Cette myopie géopolitique et les intérêts divergents des différents protagonistes font que les choix faits en août et septembre 1944 ne sont pas les bons. Alors que les Alliés débattent sur la meilleure façon d’achever l’Allemagne en s’emparant du bassin industriel de la Ruhr, au regard du péril soviétique, il aurait mieux valu se concentrer sur la destruction du maximum de troupes allemandes à l’Ouest pour se porter au plus vite vers l’Est. Ultra motorisés, les Alliés sont également totalement dépendants de l’essence pour avancer. Étonnamment, l’enjeu allié n’est pas la concentration des forces pour battre l’ennemi mais la bonne concentration et utilisation des stocks d’essence qui sont alors limités.
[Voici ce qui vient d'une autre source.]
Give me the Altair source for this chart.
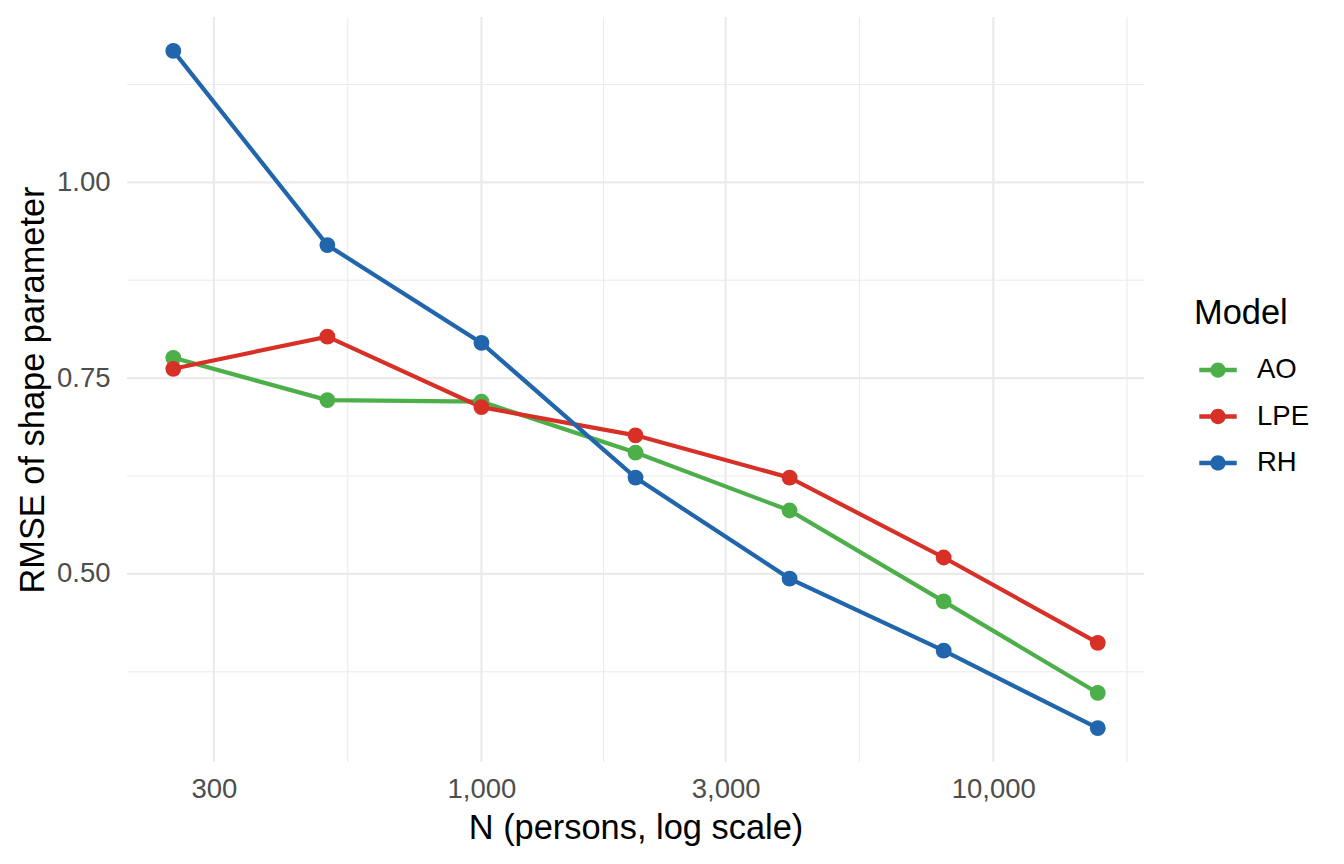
import altair as alt
import pandas as pd

# ---- data ----
n_persons = [250, 500, 1000, 2000, 4000, 8000, 16000]
models = ["AO", "LPE", "RH"]
rmse_ao = [0.776, 0.722, 0.720, 0.655, 0.581, 0.465, 0.348]
rmse_lpe = [0.762, 0.803, 0.713, 0.677, 0.623, 0.521, 0.412]
rmse_rh = [1.168, 0.920, 0.795, 0.623, 0.494, 0.402, 0.303]
colors = ["#4DAF4A", "#D73027", "#2166AC"]

x_major = [300, 1000, 3000, 10000]
x_minor = [548, 1732, 5477, 18257]
y_major = [0.50, 0.75, 1.00]
y_minor = [0.375, 0.625, 0.875, 1.125]

x_domain = [203.0, 19700.0]
y_domain = [0.2598, 1.2113]

rows = []
for m, vals in zip(models, [rmse_ao, rmse_lpe, rmse_rh]):
    for n, v in zip(n_persons, vals):
        rows.append({"N": n, "RMSE": v, "Model": m})
df = pd.DataFrame(rows)

FONT = "Liberation Sans"
GRID = "#EBEBEB"

xscale = alt.Scale(type="log", domain=x_domain, nice=False)
yscale = alt.Scale(domain=y_domain, nice=False, zero=False)

legend_path = ("M-1,-0.12L1,-0.12L1,0.12L-1,0.12Z "
               "M0.41,0A0.41,0.41,0,1,1,-0.41,0A0.41,0.41,0,1,1,0.41,0Z")

legend = alt.Legend(
    title="Model",
    orient="none",
    legendX=1067,
    legendY=280,
    padding=0,
    symbolType=legend_path,
    symbolSize=1400,
    symbolStrokeWidth=0,
    symbolOffset=5,
    labelOffset=20,
    rowPadding=13.4,
    titlePadding=19.7,
    labelFont=FONT,
    labelFontSize=27.5,
    labelColor="#000000",
    titleFont=FONT,
    titleFontSize=34.4,
    titleFontWeight="normal",
    titleColor="#000000",
)

color_enc = alt.Color(
    "Model:N",
    scale=alt.Scale(domain=models, range=colors),
    legend=legend,
)

x_axis = alt.Axis(
    values=x_major,
    format=",",
    grid=False,
    ticks=False,
    tickSize=0,
    domain=False,
    labelFont=FONT,
    labelFontSize=27.5,
    labelColor="#4D4D4D",
    labelBaseline="alphabetic",
    labelPadding=35,
    title="N (persons, log scale)",
    titleFont=FONT,
    titleFontSize=34.4,
    titleFontWeight="normal",
    titleColor="#000000",
    titleBaseline="alphabetic",
    titleX=508.5,
    titleY=76.3,
)
y_axis = alt.Axis(
    values=y_major,
    format=".2f",
    grid=False,
    ticks=False,
    tickSize=0,
    domain=False,
    labelFont=FONT,
    labelFontSize=27.5,
    labelColor="#4D4D4D",
    labelPadding=17,
    title="RMSE of shape parameter",
    titleFont=FONT,
    titleFontSize=34.4,
    titleFontWeight="normal",
    titleColor="#000000",
    titleBaseline="alphabetic",
    titleAngle=270,
    titleX=-84,
    titleY=372.5,
)

vx_minor = alt.Chart(pd.DataFrame({"N": x_minor})).mark_rule(
    color=GRID, strokeWidth=1.1).encode(x=alt.X("N:Q", scale=xscale, axis=x_axis))
vx_major = alt.Chart(pd.DataFrame({"N": x_major})).mark_rule(
    color=GRID, strokeWidth=2.2).encode(x=alt.X("N:Q", scale=xscale, axis=x_axis))
hy_minor = alt.Chart(pd.DataFrame({"RMSE": y_minor})).mark_rule(
    color=GRID, strokeWidth=1.1).encode(y=alt.Y("RMSE:Q", scale=yscale, axis=y_axis))
hy_major = alt.Chart(pd.DataFrame({"RMSE": y_major})).mark_rule(
    color=GRID, strokeWidth=2.2).encode(y=alt.Y("RMSE:Q", scale=yscale, axis=y_axis))

base = alt.Chart(df).encode(
    x=alt.X("N:Q", scale=xscale, axis=x_axis),
    y=alt.Y("RMSE:Q", scale=yscale, axis=y_axis),
    color=color_enc,
)
lines = base.mark_line(strokeWidth=4.2).encode(detail="Model:N")
points = base.mark_point(filled=True, size=250, opacity=1, strokeWidth=0)

chart = alt.layer(vx_minor, vx_major, hy_minor, hy_major, lines, points).properties(
    width=1017,
    height=745,
    background="white",
    autosize=alt.AutoSizeParams(type="none"),
    padding={"left": 119, "top": 9, "right": 192, "bottom": 94},
).configure_view(strokeWidth=0, stroke="transparent")

chart.save("out.html", embed_options={"renderer": "svg", "actions": False})
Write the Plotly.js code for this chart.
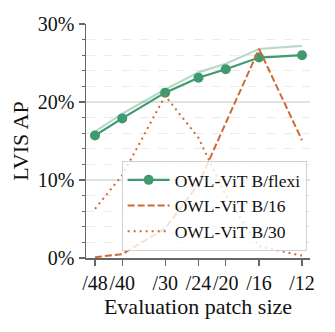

La Ruhr qui devait tomber en septembre 1944 est capturée seulement en avril 1945 et ce sont les Soviétiques qui sont à Berlin fin avril 1945 en ayant fait main basse sur toute l’Europe Orientale : cruel résultat. Côté diplomatique, le retard pris en Normandie et les occasions manquées d’août et septembre 1944 se font sentir sur les conférences de Québec et de Moscou (un vaste sujet qui reste encore à explorer). Soixante-quinze ans plus tard, les conséquences de ces deux mois dans la physionomie de l’Europe sont toujours présentes.

Ecrit d’une plume alerte, très didactique, plaisant à regarder, ce numéro est à mettre entre toutes les mains, novice ou vieux grognard, amateur d’histoire militaire ou politique, passionné de la Seconde Guerre mondiale, de la Guerre Froide ou du XXème siècle.